Covered exterior spaces awaiting outdoor furniture, events, and Erewhon café serving $21 mango smoothies. (photo by Anthony Poon)

With the spaces defined singularly by concrete—all walls, floors, and ceilings—the rawness can be a wonderful contrasting backdrop to the elegance of much of the historical works, for example, teapots and tapestries. But when the Brutalist nature overwhelms, as in the interior galleries, the art is subsumed by primitiveness, not unlike art in a warehouse.

(photo by Anthony Poon)

The exterior continuous glass walls, 28-foot-tall wrapping a building the size of three football fields, deliver the horizontal raking light that Zumthor sought for presenting sculpture, while also offering views to the museum’s diverse context: Mid-Wilshire, La Brea Tar Pits, Hollywood Hills, and surrounding neighborhoods. But when this Los Angeles sun creates glare, especially on the glass-enclosed works, visitors place their faces close upon the art hoping to find a functional viewing angle. The metallic perimeter curtains by Japanese textile designer, Reiko Sudo, protect light-sensitive artwork, a significant concern of curators, and do soften the sun but often not enough for digesting the art.

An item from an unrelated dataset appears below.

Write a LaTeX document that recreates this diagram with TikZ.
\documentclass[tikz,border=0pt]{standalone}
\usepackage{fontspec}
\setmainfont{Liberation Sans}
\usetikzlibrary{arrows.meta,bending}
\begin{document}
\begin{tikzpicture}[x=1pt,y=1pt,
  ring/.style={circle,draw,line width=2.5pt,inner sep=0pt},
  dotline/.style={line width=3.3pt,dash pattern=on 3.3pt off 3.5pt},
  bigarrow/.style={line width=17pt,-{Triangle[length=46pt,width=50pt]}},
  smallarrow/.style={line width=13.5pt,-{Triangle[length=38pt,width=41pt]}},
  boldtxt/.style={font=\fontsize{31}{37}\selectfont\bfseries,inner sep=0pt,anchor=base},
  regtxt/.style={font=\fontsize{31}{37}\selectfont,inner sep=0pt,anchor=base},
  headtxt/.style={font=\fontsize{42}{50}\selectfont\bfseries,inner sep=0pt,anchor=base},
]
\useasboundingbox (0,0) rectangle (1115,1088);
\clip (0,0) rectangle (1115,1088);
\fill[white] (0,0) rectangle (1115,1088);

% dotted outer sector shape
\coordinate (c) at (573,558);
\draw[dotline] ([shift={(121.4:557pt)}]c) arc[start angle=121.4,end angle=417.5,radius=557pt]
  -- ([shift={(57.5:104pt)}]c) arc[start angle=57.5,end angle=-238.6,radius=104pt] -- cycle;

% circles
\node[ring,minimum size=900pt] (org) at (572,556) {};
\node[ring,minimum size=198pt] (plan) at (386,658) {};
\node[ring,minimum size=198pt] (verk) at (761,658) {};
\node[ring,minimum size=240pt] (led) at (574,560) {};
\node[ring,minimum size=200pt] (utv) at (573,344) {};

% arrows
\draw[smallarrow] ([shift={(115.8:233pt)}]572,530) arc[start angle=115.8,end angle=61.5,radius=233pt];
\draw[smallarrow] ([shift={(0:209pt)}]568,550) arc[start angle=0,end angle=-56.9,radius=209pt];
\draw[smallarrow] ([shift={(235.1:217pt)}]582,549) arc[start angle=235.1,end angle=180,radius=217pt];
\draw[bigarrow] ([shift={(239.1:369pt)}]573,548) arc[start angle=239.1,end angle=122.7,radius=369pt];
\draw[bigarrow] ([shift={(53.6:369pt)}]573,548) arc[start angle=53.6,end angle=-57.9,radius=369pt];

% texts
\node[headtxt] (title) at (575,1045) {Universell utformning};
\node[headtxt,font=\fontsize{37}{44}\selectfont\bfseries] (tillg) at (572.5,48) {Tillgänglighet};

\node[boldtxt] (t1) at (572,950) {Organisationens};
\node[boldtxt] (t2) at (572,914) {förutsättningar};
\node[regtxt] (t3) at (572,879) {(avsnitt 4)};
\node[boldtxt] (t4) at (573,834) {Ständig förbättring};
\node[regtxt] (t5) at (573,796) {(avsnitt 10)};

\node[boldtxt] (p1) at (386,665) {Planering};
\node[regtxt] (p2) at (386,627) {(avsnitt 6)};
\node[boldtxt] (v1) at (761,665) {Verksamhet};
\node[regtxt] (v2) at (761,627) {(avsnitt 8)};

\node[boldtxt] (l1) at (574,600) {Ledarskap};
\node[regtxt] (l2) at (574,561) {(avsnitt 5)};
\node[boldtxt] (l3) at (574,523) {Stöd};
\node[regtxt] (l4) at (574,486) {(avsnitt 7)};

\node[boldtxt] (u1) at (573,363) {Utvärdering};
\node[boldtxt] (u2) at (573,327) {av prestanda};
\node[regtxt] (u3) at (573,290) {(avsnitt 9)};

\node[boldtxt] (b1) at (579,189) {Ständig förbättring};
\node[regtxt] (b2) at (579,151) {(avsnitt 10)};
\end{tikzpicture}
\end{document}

“The Bateman Mercury,” 2nd-century BC Roman marble reproduction of a 4th-century BC Greek original. (photo by Anthony Poon)

So yes, Zumthor’s design does conflict in some areas, but I favor this tension, this vibration between what is traditionally expected from the pearl-clutching art crowd and the evolving future of art consumption. Progress is built upon new ideas, challenges to the norm, even constructed upon outrage.

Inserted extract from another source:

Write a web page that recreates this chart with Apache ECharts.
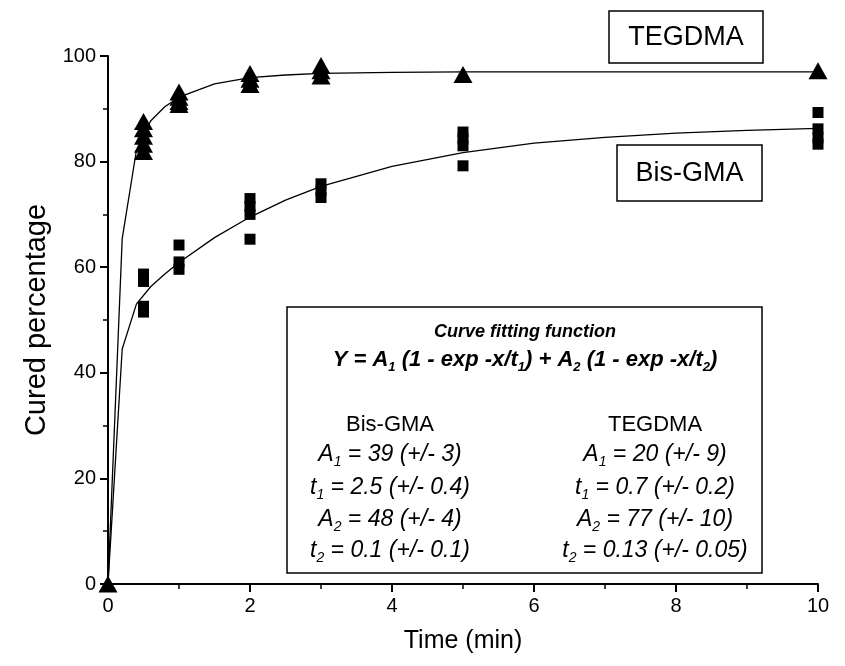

Interior concrete walls are colored with a mineral glaze, based on ancient Mesoamerican staining that use nanoparticles suspended in silica. Left: Foreground bronze sculpture is “Mercury” by Dutch Mannerist sculptor Willem Danielsz van Tetrode, 1560. (photos by Anthony Poon)
The Futility of Conquest” by Liz Glynn, 2023. (photo by Anthony Poon)

Despite Zumthor’s explicit frustrations with working in the US and the compromises from the original concept—such as the black concrete, continuous fluidity of the exterior, articulated roof, typical Zumthor details—the museum is a success. I favor the Wrightian approach that such a building should not be a voiceless container for art. Architects are indeed artists, and architecture is indeed art. And we should celebrate LACMA for showing how potent this understanding can be.

Regarding universal design, consider the vertical inconvenience of the eight-story Whitney Museum of American Art, New York, eight-story Walker Art Center, Minneapolis, or the recently opened seven-story New Museum, New York. In contrast, the single exhibition floor of the new LACMA is a welcome relief for many. Not just wheelchair-bound, but visually-impaired, non-active visitors, family with a stroller, and so on. (photo by Anthony Poon)

Think of the city of Los Angeles, or any city for that matter, as an urban-scale canvas. Every building placed on this backdrop—every home and skyscraper, park and freeway, mall and museum—is like an artist’s dab of paint on canvas. Such a canvas is neither blank nor neutral as each city brings its history, topography, natural features, climates and micro-climates. Upon our canvas, Peter Zumthor has served us a declaration. Some will hate it, but I suspect most will love it, especially in the long run. And no one can ignore it.